## Set problem
Pull out every line below holding the word "with".

========================================

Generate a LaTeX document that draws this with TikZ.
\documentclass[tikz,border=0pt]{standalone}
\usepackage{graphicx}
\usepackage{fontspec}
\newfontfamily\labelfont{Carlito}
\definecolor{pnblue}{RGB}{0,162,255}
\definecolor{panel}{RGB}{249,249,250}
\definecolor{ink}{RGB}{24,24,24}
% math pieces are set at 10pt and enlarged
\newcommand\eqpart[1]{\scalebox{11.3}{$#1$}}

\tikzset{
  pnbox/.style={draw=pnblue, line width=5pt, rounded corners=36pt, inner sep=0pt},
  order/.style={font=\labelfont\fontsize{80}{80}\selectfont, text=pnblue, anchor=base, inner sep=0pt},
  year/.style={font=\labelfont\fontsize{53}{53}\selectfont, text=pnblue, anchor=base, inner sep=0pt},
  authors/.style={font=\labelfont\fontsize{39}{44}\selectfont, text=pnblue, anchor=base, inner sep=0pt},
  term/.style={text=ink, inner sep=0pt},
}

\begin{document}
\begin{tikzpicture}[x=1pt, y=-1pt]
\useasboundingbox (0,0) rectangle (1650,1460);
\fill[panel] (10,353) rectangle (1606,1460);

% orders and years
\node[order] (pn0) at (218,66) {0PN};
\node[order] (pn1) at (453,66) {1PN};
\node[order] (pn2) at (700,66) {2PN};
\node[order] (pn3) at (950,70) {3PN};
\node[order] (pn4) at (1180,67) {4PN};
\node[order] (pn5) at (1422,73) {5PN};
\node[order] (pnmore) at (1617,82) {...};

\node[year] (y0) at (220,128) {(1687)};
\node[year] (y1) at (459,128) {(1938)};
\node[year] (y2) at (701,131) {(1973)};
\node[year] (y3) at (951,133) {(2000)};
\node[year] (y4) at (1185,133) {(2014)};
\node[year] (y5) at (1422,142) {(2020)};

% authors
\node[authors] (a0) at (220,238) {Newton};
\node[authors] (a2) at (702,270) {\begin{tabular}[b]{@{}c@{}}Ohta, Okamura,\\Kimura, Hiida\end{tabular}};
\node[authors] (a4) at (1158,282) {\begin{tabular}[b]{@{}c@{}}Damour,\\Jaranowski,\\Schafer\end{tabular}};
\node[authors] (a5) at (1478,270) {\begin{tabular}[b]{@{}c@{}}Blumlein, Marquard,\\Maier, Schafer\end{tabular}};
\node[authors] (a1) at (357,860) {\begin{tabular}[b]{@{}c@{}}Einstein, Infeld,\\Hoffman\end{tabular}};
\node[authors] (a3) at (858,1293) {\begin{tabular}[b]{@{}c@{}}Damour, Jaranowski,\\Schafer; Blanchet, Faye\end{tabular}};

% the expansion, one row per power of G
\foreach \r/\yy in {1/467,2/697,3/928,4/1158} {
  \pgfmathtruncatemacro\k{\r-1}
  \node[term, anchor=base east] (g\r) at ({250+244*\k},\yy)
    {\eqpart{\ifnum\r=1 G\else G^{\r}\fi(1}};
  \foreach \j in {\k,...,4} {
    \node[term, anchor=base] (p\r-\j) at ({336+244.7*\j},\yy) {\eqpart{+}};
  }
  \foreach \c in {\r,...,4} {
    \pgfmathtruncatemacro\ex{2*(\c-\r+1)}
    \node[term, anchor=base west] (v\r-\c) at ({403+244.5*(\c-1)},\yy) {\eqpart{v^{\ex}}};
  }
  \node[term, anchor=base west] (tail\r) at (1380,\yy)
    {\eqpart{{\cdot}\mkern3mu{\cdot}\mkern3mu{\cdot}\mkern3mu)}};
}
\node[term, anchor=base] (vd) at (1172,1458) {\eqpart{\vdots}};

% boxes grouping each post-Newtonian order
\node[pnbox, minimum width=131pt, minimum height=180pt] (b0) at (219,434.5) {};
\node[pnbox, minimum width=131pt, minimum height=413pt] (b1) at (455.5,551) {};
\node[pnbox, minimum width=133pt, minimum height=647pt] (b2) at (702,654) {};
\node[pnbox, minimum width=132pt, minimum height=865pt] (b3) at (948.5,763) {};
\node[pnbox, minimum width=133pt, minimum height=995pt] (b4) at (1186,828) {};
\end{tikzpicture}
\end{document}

========================================

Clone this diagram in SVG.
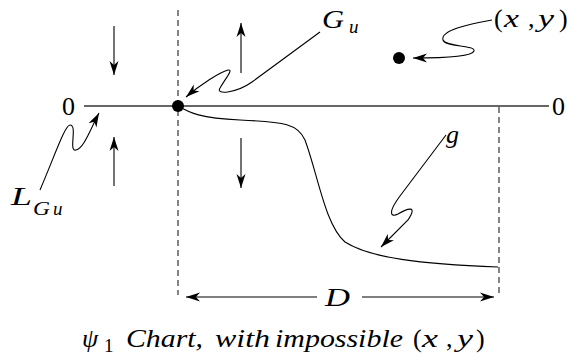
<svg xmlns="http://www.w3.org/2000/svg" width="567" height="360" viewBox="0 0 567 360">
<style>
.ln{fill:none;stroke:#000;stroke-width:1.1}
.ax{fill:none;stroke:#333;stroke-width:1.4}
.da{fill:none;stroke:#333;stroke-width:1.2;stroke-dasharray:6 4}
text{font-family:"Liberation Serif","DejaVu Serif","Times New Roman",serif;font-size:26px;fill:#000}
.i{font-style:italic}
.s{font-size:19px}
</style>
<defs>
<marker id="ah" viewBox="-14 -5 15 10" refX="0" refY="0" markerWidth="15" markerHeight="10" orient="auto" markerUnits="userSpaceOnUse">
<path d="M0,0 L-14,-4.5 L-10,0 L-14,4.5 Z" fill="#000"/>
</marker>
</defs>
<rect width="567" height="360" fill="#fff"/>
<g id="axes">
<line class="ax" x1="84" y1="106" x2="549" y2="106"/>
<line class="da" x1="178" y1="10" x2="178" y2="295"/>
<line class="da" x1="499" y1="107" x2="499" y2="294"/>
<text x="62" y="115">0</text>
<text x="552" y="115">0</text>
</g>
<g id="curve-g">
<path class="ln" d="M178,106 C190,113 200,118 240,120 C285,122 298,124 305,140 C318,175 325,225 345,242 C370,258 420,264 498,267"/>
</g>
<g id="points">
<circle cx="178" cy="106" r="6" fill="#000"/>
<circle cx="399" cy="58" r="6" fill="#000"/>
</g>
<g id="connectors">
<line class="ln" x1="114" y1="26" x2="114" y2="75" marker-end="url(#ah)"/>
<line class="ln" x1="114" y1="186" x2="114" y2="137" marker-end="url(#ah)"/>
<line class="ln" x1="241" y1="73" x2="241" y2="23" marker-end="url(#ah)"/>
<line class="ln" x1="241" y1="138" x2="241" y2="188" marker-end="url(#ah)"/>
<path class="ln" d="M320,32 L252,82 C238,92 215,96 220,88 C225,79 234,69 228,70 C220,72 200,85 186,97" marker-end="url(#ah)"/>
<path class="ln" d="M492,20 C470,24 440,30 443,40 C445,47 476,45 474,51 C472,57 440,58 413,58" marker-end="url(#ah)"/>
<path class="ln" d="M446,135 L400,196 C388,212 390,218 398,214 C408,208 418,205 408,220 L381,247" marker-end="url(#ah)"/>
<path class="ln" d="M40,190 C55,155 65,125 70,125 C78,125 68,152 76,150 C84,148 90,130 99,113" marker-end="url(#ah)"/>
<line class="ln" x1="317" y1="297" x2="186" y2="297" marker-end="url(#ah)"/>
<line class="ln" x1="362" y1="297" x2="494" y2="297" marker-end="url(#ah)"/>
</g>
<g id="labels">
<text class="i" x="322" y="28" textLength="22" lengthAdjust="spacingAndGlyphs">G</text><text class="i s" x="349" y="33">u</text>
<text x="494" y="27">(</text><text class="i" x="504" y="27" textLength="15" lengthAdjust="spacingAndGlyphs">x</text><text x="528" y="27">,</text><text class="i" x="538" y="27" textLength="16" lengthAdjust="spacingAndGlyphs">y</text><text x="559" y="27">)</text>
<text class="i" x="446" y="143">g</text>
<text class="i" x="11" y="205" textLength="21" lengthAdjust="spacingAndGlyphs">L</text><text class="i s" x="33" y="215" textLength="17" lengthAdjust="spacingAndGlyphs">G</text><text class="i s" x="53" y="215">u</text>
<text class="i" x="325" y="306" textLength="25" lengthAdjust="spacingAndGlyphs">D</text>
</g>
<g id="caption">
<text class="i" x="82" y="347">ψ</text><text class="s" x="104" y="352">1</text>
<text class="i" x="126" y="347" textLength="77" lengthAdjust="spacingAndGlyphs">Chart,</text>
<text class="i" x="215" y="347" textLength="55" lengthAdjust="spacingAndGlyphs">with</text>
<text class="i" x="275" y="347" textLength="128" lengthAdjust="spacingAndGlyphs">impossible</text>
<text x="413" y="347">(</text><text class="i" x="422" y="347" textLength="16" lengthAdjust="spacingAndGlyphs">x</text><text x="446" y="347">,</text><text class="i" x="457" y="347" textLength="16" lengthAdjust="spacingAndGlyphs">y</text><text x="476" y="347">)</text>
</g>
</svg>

========================================

## Response below
Generate a LaTeX document that draws this with TikZ.
<text class="i" x="215" y="347" textLength="55" lengthAdjust="spacingAndGlyphs">with</text>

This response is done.